Johnson & Swarbrick is a family-owned and -run poultry business at Swainson House Farm in the village of Goosnargh, in picturesque Lancashire in the north of England. They are pretty famous in culinary circles, with their corn-fed Goosnargh ducks (a cross between the Aylesbury and Peking ducks) and chickens being cooked and served by some of the country’s best-known chefs, including Nigel Howarth of Northcote Manor in nearby Blackburn; Mark Hix of Hix Restaurants in London and Lyme Regis; Chris and Jeff Galvin of Galvin Restaurants in London, Edinburgh, and the English countryside; and Sydney Aldridge of London's celebrated Fortnum & Mason. (The farm also raises wheat-fed duck and, for the Christmas season, corn-fed geese and turkeys.)[related]
I was met with Northern hospitality when I visited Johnson & Swarbrick. Kara Johnson, daughter of the farm's late co-founder, Reg Johnson, is a very down-to-earth and affable lady who speaks fondly about the history of the business and about her father, who was affectionately known as "the poultry legend."
"Dad was quite a character and very passionate about the product," she says, "[and] yes, I do feel this helped in selling the product. Having said that, a lot of time was spent perfecting the feed and husbandry of the birds, and the product we now have stands on its merits."
She joined the business when she was 17, after having long insisted that she wouldn’t. Her father had just starting taking her out to meet customers and teaching her the sales side of the business when he passed away, in 2015.
The farm originally produced eggs and milk, then started raising chickens, which in turn led to raising ducks. "My grandparents bought Swainson House Farm back in the early 1960s," Johnson tells me. "Back then the farm had 20,000 laying hens, fed via our own feeding mill. Also we stocked a few pigs before adding a milking parlor with a herd of 100 cows."
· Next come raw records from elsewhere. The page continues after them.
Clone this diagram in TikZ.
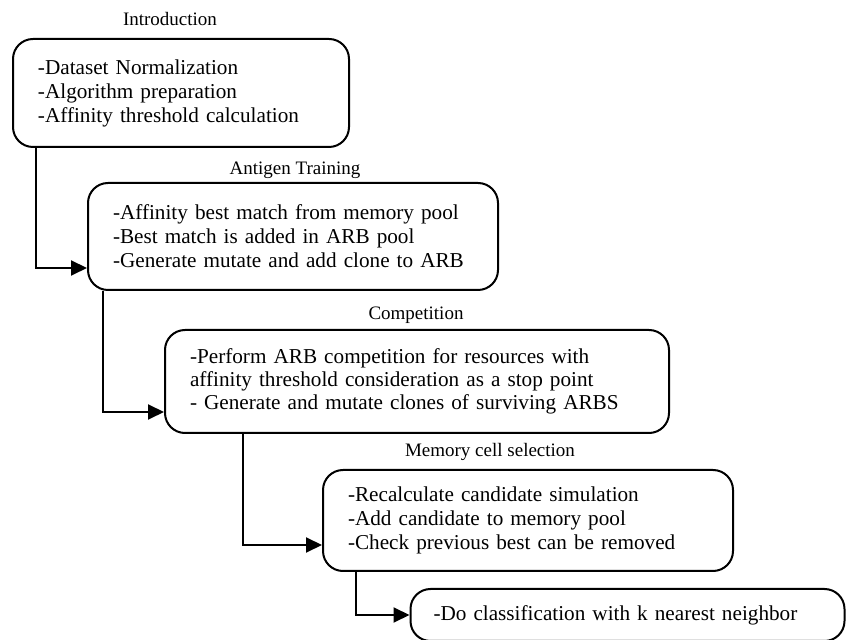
\documentclass[tikz,border=0pt]{standalone}
\usepackage{fontspec}
\setmainfont{Liberation Serif}
\usetikzlibrary{arrows.meta,calc}
\begin{document}
\begin{tikzpicture}[
        x=0.5pt, y=-0.5pt,
        box/.style={draw, line width=1pt, rounded corners=10pt, align=left, inner xsep=12.5pt, inner ysep=0pt, font=\fontsize{10.6}{12}\selectfont},
        title/.style={font=\fontsize{9.5}{11}\selectfont, inner sep=0pt},
        flow/.style={draw, line width=1pt, -{Triangle[length=8pt,width=7.5pt]}},
    ]
	\useasboundingbox (0,0) rectangle (846,640);
	% steps
	\node[box, text width=143pt, minimum height=54pt] (intro) at (181,93) {-Dataset Normalization\\-Algorithm preparation\\-Affinity threshold calculation};
	\node[box, text width=180pt, minimum height=53.5pt] (train) at (293,236.5) {-Affinity best match from memory pool\\-Best match is added in ARB pool\\-Generate mutate and add clone to ARB};
	\node[box, text width=227pt, minimum height=51.5pt, font=\fontsize{10.6}{11.4}\selectfont] (comp) at (417,381.5) {-Perform ARB competition for resources with\\affinity threshold consideration as a stop point\\- Generate and mutate clones of surviving ARBS};
	\node[box, text width=180pt, minimum height=50.5pt] (memory) at (528,520.5) {-Recalculate candidate simulation\\-Add candidate to memory pool\\-Check previous best can be removed};
	\node[box, text width=194pt, inner xsep=11.5pt, minimum height=26pt] (knn) at (627.5,615) {-Do classification with k nearest neighbor};
	% titles
	\node[title] (intro_t) at (170,19) {Introduction};
	\node[title] (train_t) at (295,170) {Antigen Training};
	\node[title] (comp_t) at (416,315) {Competition};
	\node[title] (memory_t) at (490,452) {Memory cell selection};
	% flow
	\draw[flow] ($(intro.south west)+(24,0)$) |- ($(train.west)+(0,31.5)$);
	\draw[flow] ($(train.south west)+(16,0)$) |- ($(comp.west)+(0,30.5)$);
	\draw[flow] ($(comp.south west)+(79,0)$) |- ($(memory.west)+(0,24.5)$);
	\draw[flow] ($(memory.south west)+(34,0)$) |- (knn.west);
\end{tikzpicture}
\end{document}
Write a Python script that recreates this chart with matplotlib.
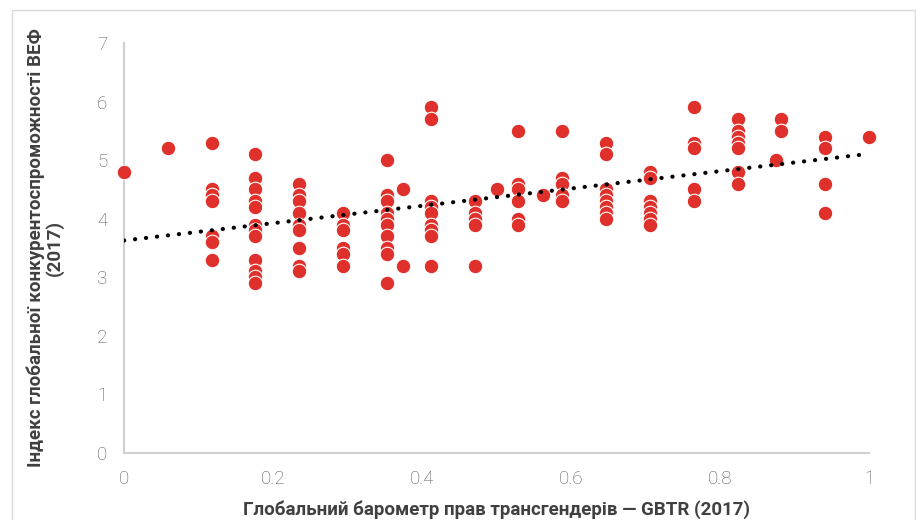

In the mid-1980s, Reg Johnson met chef Paul Heathcote, who had just moved to the Preston Marriott Hotel in Broughton, a few miles from Goosnargh, after a turn at the famous Le Manoir aux Quat'Saisons near Oxford. "In conversation," says Johnson, "Paul mentioned that he wished he could source a quality English corn-fed chicken for his menu. At this time, my father was looking to diversify, as he could see farming was changing and they were not getting a good price for milk, so after some thought and through trial and error, and a few tasting sessions, the Goosnargh corn-fed chicken was born."